* _Stated goal_: Return each line of the listing below, unchanged, and omit the images.
++++ Material provided
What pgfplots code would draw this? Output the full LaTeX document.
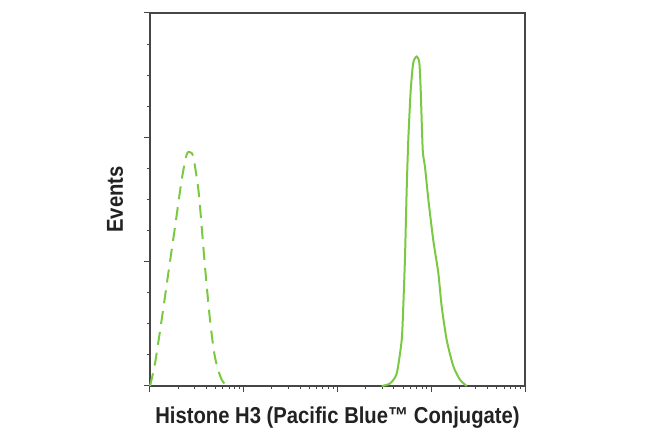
\documentclass[border=0pt]{standalone}
\usepackage{pgfplots}
\pgfplotsset{compat=1.18}
\usepackage{fontspec}
\setmainfont{Liberation Sans}
\newfontfamily\labfont[FakeStretch=0.88]{Liberation Sans}

\definecolor{flowgreen}{RGB}{122,201,64}
\definecolor{axisgray}{RGB}{70,70,70}
\definecolor{textgray}{RGB}{34,34,34}

\begin{document}
\begin{tikzpicture}
\begin{axis}[
name=ax,
at={(0,0)}, anchor=south west,
scale only axis,
width=375pt, height=373pt,
xmode=log, log basis x={10},
xmin=1, xmax=10000,
ymin=0, ymax=3,
xtick={1,10,100,1000,10000},
minor xtick={2,3,4,5,6,7,8,9,20,30,40,50,60,70,80,90,200,300,400,500,600,700,800,900,2000,3000,4000,5000,6000,7000,8000,9000},
ytick={0,1,2,3},
minor y tick num=3,
xticklabels={}, yticklabels={},
tick align=outside,
tick pos=left,
major tick length=6pt,
minor tick length=3.5pt,
axis line style={axisgray, line width=1.3pt},
every tick/.style={axisgray, line width=1pt},
clip=false,
]
% isotype control (dashed)
\addplot [flowgreen, line width=2pt, dash pattern=on 13pt off 8pt, smooth, tension=0.5]
table {%
1.00 0.00
1.13 0.18
1.33 0.53
1.57 0.91
1.85 1.28
2.18 1.66
2.46 1.86
2.67 1.88
2.90 1.84
3.28 1.58
3.56 1.28
3.86 0.96
4.37 0.53
4.94 0.23
5.82 0.05
6.79 0.00
};
% Histone H3 stained (solid)
\addplot [flowgreen, line width=2pt, smooth, tension=0.4]
table {%
296 0.00
363 0.02
428 0.10
484 0.37
503 0.64
525 1.04
547 1.58
569 1.98
604 2.38
643 2.60
700 2.65
746 2.60
772 2.38
811 1.90
858 1.76
931 1.50
1052 1.17
1189 0.91
1292 0.64
1462 0.37
1718 0.16
2027 0.05
2388 0.00
};
\end{axis}
\node[anchor=base, text=textgray, font={\labfont\bfseries\fontsize{23}{27}\selectfont}]
  at ([yshift=-38pt]ax.south) {Histone H3 (Pacific Blue™ Conjugate)};
\node[anchor=base, rotate=90, text=textgray, font={\labfont\bfseries\fontsize{23}{27}\selectfont}]
  at ([xshift=-27pt]ax.west) {Events};
\pgfresetboundingbox
\useasboundingbox ([shift={(-150pt,-52pt)}]ax.south west) rectangle ([shift={(500pt,386pt)}]ax.south west);
\end{tikzpicture}
\end{document}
++++++++
* _Solution for this exercise_:
What pgfplots code would draw this? Output the full LaTeX document.
\documentclass[border=0pt]{standalone}
\usepackage{pgfplots}
\pgfplotsset{compat=1.18}
\usepackage{fontspec}
\setmainfont{Liberation Sans}
\newfontfamily\labfont[FakeStretch=0.88]{Liberation Sans}

\definecolor{flowgreen}{RGB}{122,201,64}
\definecolor{axisgray}{RGB}{70,70,70}
\definecolor{textgray}{RGB}{34,34,34}

\begin{document}
\begin{tikzpicture}
\begin{axis}[
name=ax,
at={(0,0)}, anchor=south west,
scale only axis,
width=375pt, height=373pt,
xmode=log, log basis x={10},
xmin=1, xmax=10000,
ymin=0, ymax=3,
xtick={1,10,100,1000,10000},
minor xtick={2,3,4,5,6,7,8,9,20,30,40,50,60,70,80,90,200,300,400,500,600,700,800,900,2000,3000,4000,5000,6000,7000,8000,9000},
ytick={0,1,2,3},
minor y tick num=3,
xticklabels={}, yticklabels={},
tick align=outside,
tick pos=left,
major tick length=6pt,
minor tick length=3.5pt,
axis line style={axisgray, line width=1.3pt},
every tick/.style={axisgray, line width=1pt},
clip=false,
]
% isotype control (dashed)
\addplot [flowgreen, line width=2pt, dash pattern=on 13pt off 8pt, smooth, tension=0.5]
table {%
1.00 0.00
1.13 0.18
1.33 0.53
1.57 0.91
1.85 1.28
2.18 1.66
2.46 1.86
2.67 1.88
2.90 1.84
3.28 1.58
3.56 1.28
3.86 0.96
4.37 0.53
4.94 0.23
5.82 0.05
6.79 0.00
};
% Histone H3 stained (solid)
\addplot [flowgreen, line width=2pt, smooth, tension=0.4]
table {%
296 0.00
363 0.02
428 0.10
484 0.37
503 0.64
525 1.04
547 1.58
569 1.98
604 2.38
643 2.60
700 2.65
746 2.60
772 2.38
811 1.90
858 1.76
931 1.50
1052 1.17
1189 0.91
1292 0.64
1462 0.37
1718 0.16
2027 0.05
2388 0.00
};
\end{axis}
\node[anchor=base, text=textgray, font={\labfont\bfseries\fontsize{23}{27}\selectfont}]
  at ([yshift=-38pt]ax.south) {Histone H3 (Pacific Blue™ Conjugate)};
\node[anchor=base, rotate=90, text=textgray, font={\labfont\bfseries\fontsize{23}{27}\selectfont}]
  at ([xshift=-27pt]ax.west) {Events};
\pgfresetboundingbox
\useasboundingbox ([shift={(-150pt,-52pt)}]ax.south west) rectangle ([shift={(500pt,386pt)}]ax.south west);
\end{tikzpicture}
\end{document}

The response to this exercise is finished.